PROVIDED ENTRIES →
● ● ●

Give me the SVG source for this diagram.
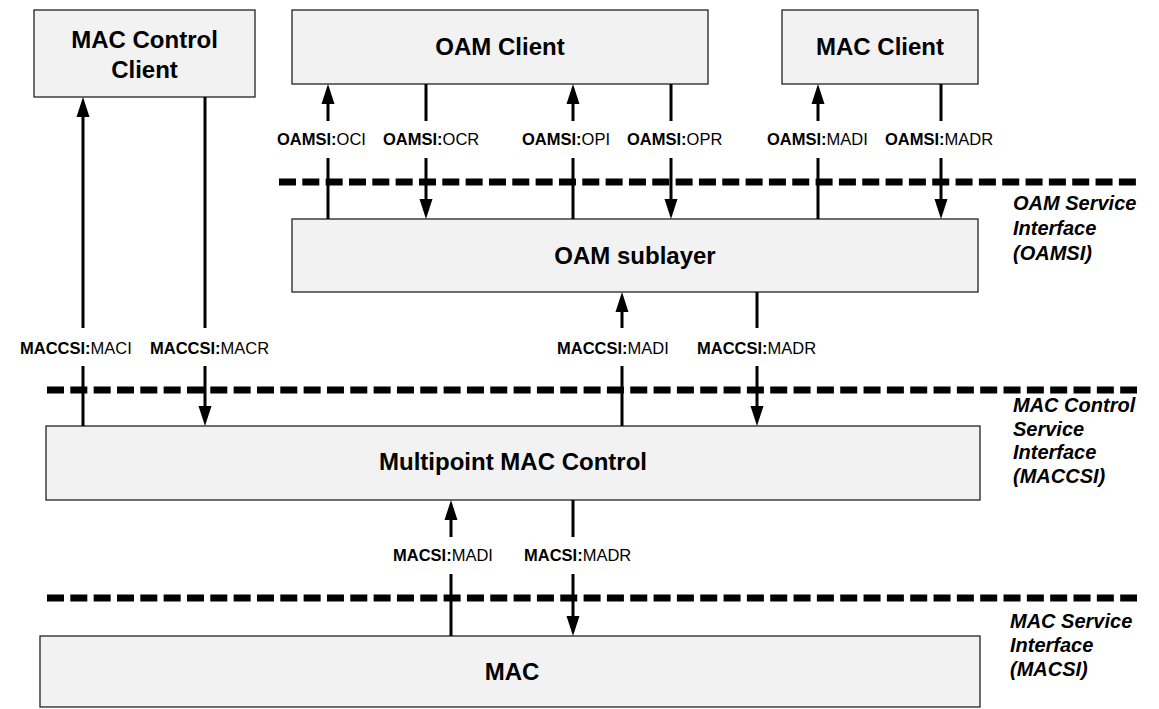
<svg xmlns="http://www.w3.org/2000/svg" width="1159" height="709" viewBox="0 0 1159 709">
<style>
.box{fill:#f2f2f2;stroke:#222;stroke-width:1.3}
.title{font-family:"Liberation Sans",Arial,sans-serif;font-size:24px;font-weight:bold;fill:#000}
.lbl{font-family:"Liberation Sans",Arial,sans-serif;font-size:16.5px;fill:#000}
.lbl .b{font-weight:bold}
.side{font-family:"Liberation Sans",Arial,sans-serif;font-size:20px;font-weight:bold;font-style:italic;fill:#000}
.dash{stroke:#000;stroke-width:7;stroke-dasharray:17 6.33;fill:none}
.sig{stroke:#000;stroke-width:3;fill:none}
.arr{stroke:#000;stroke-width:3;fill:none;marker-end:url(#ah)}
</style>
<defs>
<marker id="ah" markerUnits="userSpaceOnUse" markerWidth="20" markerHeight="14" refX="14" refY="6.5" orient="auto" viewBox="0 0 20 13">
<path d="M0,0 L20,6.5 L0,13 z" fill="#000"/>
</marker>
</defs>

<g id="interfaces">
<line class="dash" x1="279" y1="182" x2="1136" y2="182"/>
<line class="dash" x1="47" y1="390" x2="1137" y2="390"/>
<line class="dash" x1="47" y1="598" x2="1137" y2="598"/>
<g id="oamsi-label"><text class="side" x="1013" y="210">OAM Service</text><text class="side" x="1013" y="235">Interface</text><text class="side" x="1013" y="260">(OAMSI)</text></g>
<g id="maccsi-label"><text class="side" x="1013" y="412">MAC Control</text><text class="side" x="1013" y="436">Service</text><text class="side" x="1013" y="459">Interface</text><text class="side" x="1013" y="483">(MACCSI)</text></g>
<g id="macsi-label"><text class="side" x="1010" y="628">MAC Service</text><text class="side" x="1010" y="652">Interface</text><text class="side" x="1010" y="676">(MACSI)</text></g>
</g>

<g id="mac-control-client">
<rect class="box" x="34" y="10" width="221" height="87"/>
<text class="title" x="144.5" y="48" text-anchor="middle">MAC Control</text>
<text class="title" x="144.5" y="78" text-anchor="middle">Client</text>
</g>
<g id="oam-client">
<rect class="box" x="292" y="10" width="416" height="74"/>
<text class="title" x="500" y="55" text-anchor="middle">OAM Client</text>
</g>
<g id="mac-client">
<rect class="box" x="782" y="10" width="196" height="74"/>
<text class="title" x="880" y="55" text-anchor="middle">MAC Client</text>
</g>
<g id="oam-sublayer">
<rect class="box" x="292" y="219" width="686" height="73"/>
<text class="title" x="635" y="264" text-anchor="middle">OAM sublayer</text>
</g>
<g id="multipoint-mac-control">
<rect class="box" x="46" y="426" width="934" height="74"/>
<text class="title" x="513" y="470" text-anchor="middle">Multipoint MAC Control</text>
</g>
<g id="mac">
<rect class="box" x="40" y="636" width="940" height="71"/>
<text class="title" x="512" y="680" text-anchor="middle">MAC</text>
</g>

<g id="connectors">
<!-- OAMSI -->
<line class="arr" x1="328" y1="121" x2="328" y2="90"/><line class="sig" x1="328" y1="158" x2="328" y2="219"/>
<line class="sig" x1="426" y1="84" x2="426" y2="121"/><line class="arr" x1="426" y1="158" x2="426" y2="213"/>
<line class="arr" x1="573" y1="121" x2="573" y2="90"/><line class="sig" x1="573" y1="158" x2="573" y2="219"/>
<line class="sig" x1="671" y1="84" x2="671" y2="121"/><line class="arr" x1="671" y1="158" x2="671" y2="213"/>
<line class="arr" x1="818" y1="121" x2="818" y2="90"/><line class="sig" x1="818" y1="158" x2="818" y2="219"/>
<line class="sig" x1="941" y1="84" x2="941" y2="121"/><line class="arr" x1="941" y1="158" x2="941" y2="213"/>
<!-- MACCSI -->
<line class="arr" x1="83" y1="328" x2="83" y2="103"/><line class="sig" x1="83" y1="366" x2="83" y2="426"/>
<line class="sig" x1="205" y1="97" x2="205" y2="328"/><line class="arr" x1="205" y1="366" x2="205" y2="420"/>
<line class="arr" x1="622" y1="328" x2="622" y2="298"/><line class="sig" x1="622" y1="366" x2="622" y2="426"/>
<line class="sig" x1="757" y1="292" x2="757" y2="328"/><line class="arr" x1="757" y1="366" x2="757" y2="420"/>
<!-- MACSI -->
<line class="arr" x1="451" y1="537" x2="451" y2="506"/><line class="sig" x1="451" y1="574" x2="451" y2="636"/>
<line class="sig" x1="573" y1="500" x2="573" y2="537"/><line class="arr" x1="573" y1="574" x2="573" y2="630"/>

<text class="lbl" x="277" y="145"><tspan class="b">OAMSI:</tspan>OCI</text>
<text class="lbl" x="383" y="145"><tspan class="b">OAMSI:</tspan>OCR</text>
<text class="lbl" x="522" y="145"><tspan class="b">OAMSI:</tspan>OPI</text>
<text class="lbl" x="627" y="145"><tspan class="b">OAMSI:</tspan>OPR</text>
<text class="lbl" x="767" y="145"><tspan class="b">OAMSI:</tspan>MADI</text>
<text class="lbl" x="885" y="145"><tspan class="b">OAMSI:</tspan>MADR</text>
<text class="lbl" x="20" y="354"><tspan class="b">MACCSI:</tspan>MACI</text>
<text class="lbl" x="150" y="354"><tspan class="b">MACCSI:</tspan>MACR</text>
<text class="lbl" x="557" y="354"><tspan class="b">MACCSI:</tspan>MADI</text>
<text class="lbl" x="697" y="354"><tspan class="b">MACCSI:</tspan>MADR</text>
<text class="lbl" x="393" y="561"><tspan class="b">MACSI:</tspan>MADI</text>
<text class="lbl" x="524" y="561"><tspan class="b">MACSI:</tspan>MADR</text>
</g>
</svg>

● ● ●

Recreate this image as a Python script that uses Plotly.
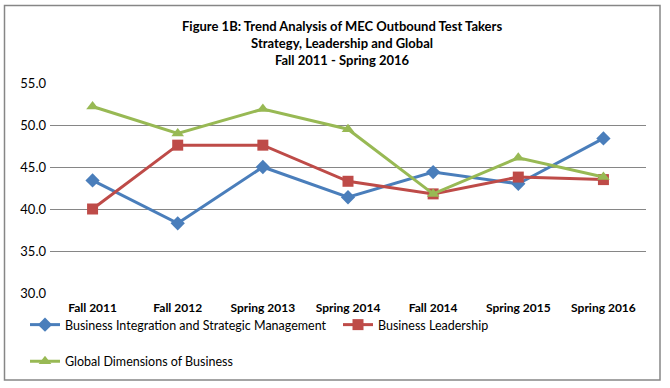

● ● ●

TASK →
Say how many lines above hold the word "this", giving only the count.

FINISHED EXERCISE →
2